Horwath pledges to axe hydro HST

SUDBURY, Ont.—A New Democrat government would cut the provincial portion of the HST from residential hydro bills—an amount equal to about $120 a year for average homeowners, Ontario’s NDP leader Andrea Horwath said yesterday.
Campaigning in Northern Ontario, Horwath conceded the measure is modest but said it’s one easily implemented—starting in 2016.

“People are shocked when they open their electricity bills,” Horwath said in Thunder Bay.
“After 10 years in power, Liberals have left families paying some of the highest hydro bills in Canada,” she noted.
Horwath’s pledge came at the home of NDP supporter Jeff Caldwell, a working father, who said he would welcome the relief—equal to eight percent of energy bills.
His last hydro account, he said, cost $17 in HST and such amounts all add up.
“Where do we get this money?” Caldwell wondered.
“We’ve got other responsibilities other than paying for the Liberals’ mistakes—not mistakes, recklessness,” he added.
Ontario’s Liberal government concedes homeowners face a 33 percent hike in hydro rates over the next three years, but says that’s lower than previous government estimates.
The homeowner’s hydro complaint was similar in Sudbury, 1,000 km to the east, when Horwath stopped at a modest family home later in the day.
“We heat with hydro so our hydro bills are costly,” homeowner Chris Hallows told Horwath in his living room.

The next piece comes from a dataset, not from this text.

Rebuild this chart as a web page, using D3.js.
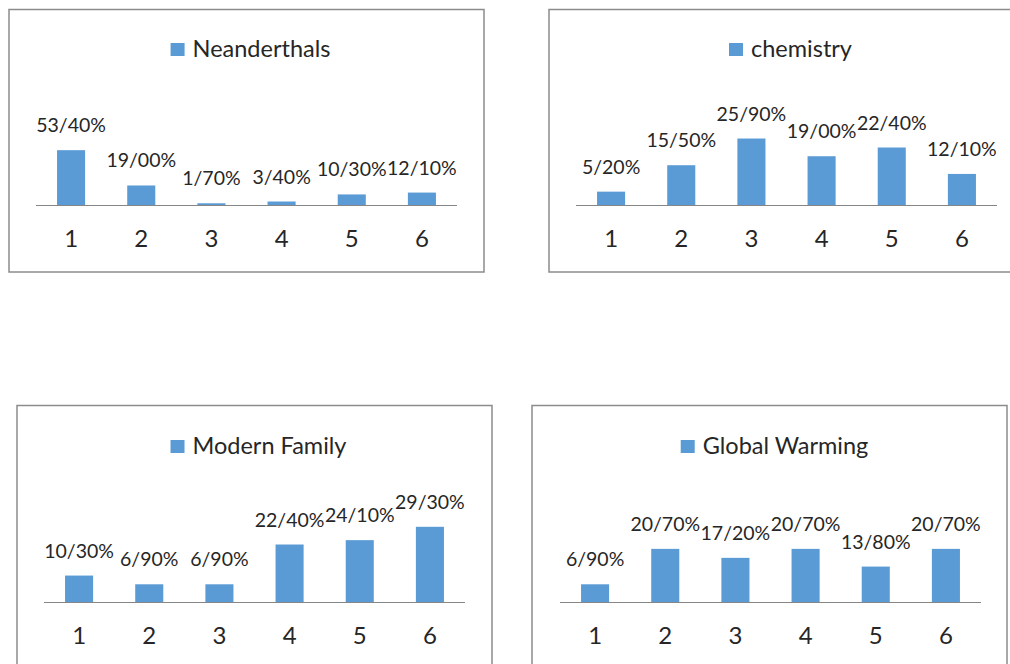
<!DOCTYPE html>
<html>
<head>
<meta charset="utf-8">
<script src="https://cdn.jsdelivr.net/npm/d3@7"></script>
<style>
  html, body { margin: 0; padding: 0; background: #fff; }
  svg { display: block; }
  text { font-family: Lato, "Open Sans", sans-serif; fill: #262626; }
</style>
</head>
<body>
<svg id="chart" width="1010" height="664"></svg>
<script>
const categories = ["1", "2", "3", "4", "5", "6"];
const seriesNames = ["Neanderthals", "chemistry", "Modern Family", "Global Warming"];
const neanderthals = [53.4, 19.0, 1.7, 3.4, 10.3, 12.1];
const chemistry = [5.2, 15.5, 25.9, 19.0, 22.4, 12.1];
const modernFamily = [10.3, 6.9, 6.9, 22.4, 24.1, 29.3];
const globalWarming = [6.9, 20.7, 17.2, 20.7, 13.8, 20.7];
const axisMax = [75, 30, 30, 30];

const seriesValues = [neanderthals, chemistry, modernFamily, globalWarming];

// layout of each panel: frame box and plot area
const panels = [
  { box: [9, 9.5, 475, 262.5], x0: 36, base: 205 },
  { box: [549, 9.5, 480, 262.5], x0: 576, base: 205 },
  { box: [17, 405.5, 475, 300], x0: 44, base: 602 },
  { box: [532, 405.5, 475, 300], x0: 560, base: 602 }
];
const plotW = 421, plotH = 77;
const barColor = "#5B9BD5";
const fmt = v => d3.format(".2f")(v).replace(".", "/") + "%";

const svg = d3.select("#chart");

panels.forEach((p, i) => {
  const values = seriesValues[i];
  const g = svg.append("g");
  g.append("rect")
    .attr("x", p.box[0]).attr("y", p.box[1])
    .attr("width", p.box[2]).attr("height", p.box[3])
    .attr("fill", "#fff").attr("stroke", "#8c8c8c").attr("stroke-width", 1.5);

  const x = d3.scaleBand().domain(categories)
    .range([p.x0, p.x0 + plotW]).paddingInner(0.6).paddingOuter(0.3);
  const y = d3.scaleLinear().domain([0, axisMax[i]]).range([p.base, p.base - plotH]);

  g.selectAll("rect.bar").data(values).join("rect")
    .attr("class", "bar")
    .attr("x", (d, j) => x(categories[j]))
    .attr("width", x.bandwidth())
    .attr("y", d => y(d))
    .attr("height", d => y(0) - y(d))
    .attr("fill", barColor);

  // axis
  const axis = d3.axisBottom(x).tickSize(0).tickPadding(0);
  const ag = g.append("g").attr("transform", `translate(0,${p.base})`).call(axis);
  ag.select(".domain").attr("stroke", "#868686").attr("stroke-width", 1)
    .attr("d", `M${p.x0},0.5H${p.x0 + plotW}`);
  ag.selectAll(".tick text")
    .attr("y", 42).attr("dy", null)
    .style("font-family", "Lato, 'Open Sans', sans-serif")
    .style("font-size", "24px").style("fill", "#262626");

  // data labels
  g.selectAll("text.lbl").data(values).join("text")
    .attr("class", "lbl")
    .attr("x", (d, j) => x(categories[j]) + x.bandwidth() / 2)
    .attr("y", d => y(d) - 18)
    .attr("text-anchor", "middle")
    .style("font-size", "19.5px")
    .text(d => fmt(d));

  // legend
  const cx = p.x0 + plotW / 2 + 4;
  const lg = g.append("g");
  const lt = lg.append("text")
    .attr("y", p.base - 148)
    .style("font-size", "23.5px")
    .text(seriesNames[i]);
  const tw = lt.node().getComputedTextLength();
  const total = 14 + 8 + tw;
  const sx = cx - total / 2;
  lg.append("rect").attr("x", sx).attr("y", p.base - 162).attr("width", 14).attr("height", 13).attr("fill", barColor);
  lt.attr("x", sx + 22);
});
</script>
</body>
</html>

The Hallows estimate their monthly electricity charges at between $300 and $750—despite meticulous attempts at conservation.
In his campaign for the June 12 election, Progressive Conservative leader Tim Hudak pledged yesterday to cut the “bloated” bureaucracy, import energy from Quebec and the United States, and end subsidies for wind and solar power.
“Tim Hudak’s plan is to repeat the same hydro privatization schemes that drove up bills the last time the Conservatives were in power,” Horwath charged.
Horwath said she also wants more control of what Ontario earns when it exports power, and said an NDP government would not invest in new nuclear power facilities.
She also said she would honour current contracts, including those that subsidize wind and solar power.